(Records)
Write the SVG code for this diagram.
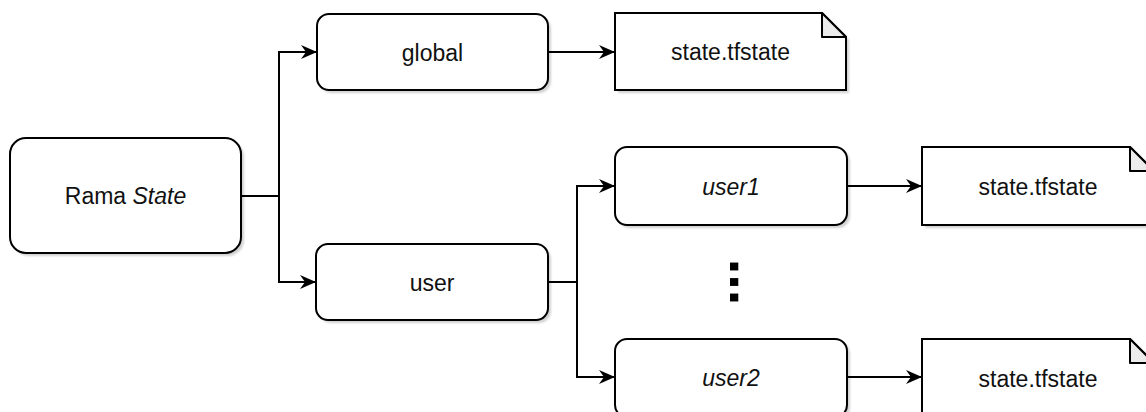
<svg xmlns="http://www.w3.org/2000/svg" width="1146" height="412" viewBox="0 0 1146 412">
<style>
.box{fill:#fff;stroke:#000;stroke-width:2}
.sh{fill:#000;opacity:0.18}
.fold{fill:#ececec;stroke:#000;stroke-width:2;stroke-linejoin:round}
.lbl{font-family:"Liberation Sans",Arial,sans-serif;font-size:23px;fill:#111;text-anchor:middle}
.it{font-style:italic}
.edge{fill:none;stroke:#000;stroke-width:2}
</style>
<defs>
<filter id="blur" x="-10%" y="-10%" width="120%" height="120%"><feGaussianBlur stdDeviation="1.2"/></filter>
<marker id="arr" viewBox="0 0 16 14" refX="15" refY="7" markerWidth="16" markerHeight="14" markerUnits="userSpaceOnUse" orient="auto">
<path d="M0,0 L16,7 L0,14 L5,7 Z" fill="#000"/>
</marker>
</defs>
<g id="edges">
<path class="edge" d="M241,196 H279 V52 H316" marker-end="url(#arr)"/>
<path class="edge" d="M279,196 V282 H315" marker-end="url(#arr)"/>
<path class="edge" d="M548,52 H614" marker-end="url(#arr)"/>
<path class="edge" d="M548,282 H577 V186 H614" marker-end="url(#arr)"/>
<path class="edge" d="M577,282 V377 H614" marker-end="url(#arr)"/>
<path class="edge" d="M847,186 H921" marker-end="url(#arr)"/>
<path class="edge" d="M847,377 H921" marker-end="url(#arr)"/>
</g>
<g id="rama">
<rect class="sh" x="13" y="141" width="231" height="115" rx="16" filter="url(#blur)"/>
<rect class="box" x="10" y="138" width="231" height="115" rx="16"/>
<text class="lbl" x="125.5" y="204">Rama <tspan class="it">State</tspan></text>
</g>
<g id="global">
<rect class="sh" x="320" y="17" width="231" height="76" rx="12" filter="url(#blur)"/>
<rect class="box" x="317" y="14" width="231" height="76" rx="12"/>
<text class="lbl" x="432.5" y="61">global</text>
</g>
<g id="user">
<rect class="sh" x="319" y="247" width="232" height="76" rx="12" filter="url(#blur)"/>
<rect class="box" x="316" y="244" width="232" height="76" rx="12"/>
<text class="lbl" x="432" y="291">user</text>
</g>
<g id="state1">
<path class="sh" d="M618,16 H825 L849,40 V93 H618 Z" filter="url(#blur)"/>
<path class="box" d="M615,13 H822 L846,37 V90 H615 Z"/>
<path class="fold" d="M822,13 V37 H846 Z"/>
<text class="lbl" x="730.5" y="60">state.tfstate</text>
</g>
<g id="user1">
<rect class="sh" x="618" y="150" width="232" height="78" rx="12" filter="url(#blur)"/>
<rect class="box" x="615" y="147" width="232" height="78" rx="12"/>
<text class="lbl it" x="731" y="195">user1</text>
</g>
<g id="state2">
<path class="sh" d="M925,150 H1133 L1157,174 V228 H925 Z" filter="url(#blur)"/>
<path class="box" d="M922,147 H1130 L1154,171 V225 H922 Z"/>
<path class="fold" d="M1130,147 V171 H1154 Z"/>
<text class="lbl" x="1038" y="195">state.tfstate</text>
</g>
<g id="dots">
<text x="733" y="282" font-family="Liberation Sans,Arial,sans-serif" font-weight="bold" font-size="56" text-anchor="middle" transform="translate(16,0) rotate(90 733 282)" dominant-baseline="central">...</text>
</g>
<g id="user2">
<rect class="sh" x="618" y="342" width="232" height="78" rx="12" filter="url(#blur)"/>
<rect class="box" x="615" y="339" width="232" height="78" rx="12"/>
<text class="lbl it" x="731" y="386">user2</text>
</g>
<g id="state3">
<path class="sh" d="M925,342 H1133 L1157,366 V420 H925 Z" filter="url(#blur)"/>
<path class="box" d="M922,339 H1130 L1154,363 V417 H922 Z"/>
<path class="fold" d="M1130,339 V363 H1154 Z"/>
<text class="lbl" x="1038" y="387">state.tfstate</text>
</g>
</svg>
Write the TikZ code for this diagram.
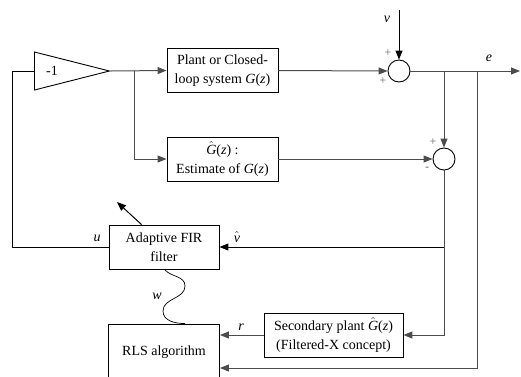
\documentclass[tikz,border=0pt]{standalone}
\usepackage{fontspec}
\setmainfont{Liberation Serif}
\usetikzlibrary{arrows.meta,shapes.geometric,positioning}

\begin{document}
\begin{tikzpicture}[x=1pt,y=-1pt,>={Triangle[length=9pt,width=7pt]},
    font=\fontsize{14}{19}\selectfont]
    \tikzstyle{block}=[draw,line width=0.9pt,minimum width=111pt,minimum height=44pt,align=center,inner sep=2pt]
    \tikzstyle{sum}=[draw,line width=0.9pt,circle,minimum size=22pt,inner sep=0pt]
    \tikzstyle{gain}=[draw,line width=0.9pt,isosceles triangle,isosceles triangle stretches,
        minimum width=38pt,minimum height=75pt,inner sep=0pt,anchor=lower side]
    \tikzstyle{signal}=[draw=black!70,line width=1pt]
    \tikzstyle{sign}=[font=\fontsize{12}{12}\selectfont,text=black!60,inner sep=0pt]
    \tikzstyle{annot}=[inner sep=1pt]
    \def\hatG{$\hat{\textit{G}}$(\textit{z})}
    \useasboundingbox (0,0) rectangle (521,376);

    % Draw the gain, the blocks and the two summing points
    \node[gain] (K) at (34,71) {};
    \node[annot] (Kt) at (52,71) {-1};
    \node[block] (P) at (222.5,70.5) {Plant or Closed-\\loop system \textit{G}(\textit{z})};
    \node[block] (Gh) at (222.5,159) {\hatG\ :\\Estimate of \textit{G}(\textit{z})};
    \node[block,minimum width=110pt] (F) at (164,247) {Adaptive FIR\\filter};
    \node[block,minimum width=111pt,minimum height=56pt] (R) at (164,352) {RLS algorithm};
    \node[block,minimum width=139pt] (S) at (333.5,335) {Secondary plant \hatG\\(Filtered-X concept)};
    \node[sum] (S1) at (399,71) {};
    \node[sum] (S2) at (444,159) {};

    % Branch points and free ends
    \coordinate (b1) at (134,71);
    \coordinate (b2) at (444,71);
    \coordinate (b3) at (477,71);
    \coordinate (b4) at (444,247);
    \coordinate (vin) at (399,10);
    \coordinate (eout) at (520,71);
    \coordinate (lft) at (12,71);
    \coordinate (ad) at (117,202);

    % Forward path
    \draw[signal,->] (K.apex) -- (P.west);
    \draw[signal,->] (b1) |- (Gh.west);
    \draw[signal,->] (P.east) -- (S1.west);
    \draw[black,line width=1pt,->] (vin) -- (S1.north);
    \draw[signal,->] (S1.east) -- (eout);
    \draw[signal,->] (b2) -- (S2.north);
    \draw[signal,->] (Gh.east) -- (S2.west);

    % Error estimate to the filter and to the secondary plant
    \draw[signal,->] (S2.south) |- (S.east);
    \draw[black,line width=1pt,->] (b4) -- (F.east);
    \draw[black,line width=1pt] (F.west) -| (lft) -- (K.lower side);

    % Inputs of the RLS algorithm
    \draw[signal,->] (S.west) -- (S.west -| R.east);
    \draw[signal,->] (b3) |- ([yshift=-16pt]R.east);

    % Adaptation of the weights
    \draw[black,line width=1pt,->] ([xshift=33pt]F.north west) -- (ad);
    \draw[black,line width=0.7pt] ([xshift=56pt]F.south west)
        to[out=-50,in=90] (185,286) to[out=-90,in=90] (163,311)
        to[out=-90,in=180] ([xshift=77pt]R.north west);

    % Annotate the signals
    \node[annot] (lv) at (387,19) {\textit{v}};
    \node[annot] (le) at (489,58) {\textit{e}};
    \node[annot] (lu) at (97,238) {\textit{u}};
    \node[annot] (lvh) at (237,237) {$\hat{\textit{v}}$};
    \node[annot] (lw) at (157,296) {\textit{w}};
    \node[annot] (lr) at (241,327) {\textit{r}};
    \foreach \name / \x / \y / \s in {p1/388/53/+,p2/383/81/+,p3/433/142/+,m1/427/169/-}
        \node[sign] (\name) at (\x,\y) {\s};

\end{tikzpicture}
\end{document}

--

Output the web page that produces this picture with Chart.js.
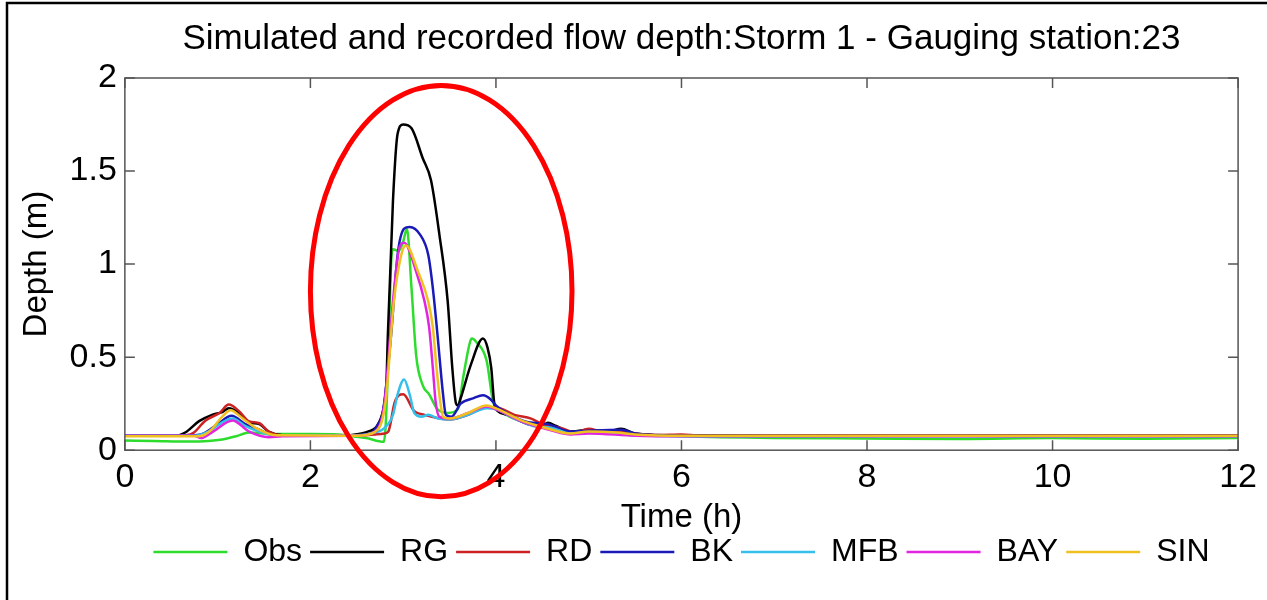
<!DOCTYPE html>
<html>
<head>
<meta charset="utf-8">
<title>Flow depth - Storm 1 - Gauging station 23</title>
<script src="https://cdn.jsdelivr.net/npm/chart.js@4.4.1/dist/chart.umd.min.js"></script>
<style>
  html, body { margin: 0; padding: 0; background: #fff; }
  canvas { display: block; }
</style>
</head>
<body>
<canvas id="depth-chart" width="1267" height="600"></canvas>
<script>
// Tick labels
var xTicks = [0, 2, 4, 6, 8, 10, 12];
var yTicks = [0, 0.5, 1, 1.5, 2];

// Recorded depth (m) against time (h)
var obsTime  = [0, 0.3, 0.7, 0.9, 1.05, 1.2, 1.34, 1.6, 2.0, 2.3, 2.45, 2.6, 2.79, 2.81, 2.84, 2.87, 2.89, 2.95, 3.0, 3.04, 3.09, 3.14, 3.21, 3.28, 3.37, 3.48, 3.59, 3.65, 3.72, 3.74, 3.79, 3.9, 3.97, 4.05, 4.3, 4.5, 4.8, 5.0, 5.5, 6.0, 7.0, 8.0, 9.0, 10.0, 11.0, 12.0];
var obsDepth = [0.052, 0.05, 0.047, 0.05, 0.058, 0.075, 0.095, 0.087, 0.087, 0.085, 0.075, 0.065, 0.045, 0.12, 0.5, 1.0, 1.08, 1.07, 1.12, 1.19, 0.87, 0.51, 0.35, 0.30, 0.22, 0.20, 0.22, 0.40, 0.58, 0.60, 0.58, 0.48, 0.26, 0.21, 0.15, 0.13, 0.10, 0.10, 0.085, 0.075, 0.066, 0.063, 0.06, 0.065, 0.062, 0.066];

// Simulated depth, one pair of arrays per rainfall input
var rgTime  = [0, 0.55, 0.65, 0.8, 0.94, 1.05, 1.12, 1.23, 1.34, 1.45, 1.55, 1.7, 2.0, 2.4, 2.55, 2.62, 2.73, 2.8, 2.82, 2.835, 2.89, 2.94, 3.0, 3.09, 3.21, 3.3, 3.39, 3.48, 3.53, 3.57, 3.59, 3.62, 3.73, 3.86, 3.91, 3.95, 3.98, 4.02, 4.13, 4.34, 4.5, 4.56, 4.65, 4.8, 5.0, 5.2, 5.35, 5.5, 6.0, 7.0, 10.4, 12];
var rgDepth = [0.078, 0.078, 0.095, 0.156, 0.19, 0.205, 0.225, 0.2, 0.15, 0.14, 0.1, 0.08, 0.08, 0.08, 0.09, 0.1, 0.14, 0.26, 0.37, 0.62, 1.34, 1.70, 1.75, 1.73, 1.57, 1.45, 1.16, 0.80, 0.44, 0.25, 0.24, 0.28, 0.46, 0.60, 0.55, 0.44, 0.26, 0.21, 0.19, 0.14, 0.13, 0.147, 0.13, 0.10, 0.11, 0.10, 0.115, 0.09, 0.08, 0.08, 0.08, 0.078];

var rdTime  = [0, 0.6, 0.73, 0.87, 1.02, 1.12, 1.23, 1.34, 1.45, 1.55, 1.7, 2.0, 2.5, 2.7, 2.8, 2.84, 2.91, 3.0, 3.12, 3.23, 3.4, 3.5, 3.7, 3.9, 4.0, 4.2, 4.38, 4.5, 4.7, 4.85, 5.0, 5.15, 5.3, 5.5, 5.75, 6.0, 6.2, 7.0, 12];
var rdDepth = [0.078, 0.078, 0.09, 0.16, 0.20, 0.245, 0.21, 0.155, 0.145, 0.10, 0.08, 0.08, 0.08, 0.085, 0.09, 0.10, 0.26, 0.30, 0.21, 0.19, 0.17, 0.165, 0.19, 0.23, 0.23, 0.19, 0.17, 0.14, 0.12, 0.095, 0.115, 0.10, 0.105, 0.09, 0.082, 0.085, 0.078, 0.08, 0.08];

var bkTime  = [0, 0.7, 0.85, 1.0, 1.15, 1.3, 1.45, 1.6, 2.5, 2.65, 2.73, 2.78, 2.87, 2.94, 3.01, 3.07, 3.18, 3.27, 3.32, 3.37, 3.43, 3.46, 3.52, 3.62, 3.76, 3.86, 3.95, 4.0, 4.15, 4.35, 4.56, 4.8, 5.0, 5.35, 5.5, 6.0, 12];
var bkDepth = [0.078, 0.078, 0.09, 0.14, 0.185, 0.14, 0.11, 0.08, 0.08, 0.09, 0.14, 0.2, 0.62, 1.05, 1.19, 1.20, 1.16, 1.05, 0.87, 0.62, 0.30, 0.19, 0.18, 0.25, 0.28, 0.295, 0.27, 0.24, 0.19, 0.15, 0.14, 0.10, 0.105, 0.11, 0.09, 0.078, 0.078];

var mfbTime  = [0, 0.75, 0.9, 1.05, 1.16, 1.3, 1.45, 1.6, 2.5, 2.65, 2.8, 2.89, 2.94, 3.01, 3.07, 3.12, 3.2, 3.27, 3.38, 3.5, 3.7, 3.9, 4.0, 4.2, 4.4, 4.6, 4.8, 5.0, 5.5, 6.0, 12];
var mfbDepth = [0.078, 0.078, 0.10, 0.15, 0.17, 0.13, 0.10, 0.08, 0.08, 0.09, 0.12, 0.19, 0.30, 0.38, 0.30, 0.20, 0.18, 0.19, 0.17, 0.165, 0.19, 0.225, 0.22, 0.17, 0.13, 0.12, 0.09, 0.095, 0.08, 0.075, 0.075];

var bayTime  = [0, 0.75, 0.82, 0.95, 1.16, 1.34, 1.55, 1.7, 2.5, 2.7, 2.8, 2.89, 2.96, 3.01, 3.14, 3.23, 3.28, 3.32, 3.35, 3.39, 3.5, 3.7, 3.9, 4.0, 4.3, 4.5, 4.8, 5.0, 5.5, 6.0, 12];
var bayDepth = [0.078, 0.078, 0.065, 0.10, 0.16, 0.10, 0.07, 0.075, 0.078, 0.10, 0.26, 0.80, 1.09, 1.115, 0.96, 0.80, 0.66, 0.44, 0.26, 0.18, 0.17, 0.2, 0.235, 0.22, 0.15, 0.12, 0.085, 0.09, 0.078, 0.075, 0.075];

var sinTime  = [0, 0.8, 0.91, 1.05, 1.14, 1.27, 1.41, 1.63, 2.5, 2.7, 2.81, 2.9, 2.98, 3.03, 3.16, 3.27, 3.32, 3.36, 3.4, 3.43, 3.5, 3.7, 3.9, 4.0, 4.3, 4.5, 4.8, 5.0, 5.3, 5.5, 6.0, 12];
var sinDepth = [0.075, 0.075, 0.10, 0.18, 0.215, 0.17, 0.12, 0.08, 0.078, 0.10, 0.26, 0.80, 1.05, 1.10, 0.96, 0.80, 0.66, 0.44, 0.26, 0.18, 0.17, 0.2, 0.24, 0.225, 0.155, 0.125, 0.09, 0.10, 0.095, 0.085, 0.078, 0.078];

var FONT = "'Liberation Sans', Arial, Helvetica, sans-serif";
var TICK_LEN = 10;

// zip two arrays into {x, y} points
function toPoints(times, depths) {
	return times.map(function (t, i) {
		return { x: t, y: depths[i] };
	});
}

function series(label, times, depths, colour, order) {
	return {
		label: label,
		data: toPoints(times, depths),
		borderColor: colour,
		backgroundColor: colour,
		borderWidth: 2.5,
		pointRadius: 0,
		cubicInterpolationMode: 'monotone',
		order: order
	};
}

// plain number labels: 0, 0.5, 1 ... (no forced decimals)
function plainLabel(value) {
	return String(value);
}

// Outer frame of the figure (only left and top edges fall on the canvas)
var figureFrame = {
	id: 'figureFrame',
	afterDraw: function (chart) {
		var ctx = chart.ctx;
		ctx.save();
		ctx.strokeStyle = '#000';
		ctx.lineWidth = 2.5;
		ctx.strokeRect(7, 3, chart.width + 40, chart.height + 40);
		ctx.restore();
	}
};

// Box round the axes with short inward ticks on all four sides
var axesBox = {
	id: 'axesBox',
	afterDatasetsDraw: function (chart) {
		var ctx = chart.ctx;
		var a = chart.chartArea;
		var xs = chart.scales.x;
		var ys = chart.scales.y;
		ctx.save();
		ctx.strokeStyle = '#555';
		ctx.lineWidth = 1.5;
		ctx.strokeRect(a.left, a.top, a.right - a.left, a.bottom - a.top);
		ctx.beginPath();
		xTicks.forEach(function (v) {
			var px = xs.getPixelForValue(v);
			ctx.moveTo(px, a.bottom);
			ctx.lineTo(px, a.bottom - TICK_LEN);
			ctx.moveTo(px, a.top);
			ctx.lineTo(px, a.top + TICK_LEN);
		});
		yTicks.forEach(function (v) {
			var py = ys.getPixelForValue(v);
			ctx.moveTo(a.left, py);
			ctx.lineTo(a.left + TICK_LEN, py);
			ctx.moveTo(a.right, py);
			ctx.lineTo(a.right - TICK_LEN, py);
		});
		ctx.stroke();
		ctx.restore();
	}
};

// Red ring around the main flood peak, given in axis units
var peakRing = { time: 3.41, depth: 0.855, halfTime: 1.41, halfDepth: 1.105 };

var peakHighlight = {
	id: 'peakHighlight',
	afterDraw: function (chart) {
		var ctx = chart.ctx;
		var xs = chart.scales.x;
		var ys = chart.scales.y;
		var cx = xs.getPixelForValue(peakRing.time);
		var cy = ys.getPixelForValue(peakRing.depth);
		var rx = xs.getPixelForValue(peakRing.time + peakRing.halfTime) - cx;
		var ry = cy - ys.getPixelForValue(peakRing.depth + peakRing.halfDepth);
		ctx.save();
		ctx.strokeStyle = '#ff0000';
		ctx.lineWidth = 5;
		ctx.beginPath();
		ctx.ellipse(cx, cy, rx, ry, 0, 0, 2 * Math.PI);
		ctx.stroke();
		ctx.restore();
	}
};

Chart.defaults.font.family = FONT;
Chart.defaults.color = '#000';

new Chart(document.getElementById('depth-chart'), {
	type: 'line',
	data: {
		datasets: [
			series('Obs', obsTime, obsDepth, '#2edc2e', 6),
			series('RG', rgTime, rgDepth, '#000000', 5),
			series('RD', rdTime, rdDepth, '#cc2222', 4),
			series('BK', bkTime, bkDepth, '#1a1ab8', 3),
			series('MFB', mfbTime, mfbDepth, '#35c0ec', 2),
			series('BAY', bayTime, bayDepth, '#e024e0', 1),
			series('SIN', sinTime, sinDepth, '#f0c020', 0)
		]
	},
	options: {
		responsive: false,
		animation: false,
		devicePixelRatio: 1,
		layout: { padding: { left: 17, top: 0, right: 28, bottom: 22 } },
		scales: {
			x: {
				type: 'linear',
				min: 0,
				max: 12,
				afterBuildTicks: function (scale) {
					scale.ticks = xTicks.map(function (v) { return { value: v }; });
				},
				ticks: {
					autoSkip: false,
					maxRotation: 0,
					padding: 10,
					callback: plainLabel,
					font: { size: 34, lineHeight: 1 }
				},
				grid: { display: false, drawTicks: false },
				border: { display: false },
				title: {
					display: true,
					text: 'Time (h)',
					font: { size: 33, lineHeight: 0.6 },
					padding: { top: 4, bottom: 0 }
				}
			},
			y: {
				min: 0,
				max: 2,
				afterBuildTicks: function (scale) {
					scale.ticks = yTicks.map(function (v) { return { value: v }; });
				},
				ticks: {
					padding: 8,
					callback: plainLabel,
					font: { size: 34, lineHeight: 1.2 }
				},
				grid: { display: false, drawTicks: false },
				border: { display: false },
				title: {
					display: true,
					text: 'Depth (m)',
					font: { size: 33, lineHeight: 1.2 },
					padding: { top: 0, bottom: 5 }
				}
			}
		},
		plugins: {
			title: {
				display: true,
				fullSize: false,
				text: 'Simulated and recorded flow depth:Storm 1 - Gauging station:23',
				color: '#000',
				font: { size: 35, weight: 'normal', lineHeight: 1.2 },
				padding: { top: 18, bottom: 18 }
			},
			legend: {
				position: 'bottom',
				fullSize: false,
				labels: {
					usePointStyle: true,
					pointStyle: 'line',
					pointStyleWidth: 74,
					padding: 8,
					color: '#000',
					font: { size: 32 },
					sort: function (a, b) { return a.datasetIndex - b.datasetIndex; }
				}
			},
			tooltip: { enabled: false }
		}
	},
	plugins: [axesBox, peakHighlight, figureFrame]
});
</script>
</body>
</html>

- REQUIREMENT: List each line of the records that holds the string "code".

- ANSWER IN FULL:
Write the SVG code for this diagram.
Write the TikZ code for this diagram.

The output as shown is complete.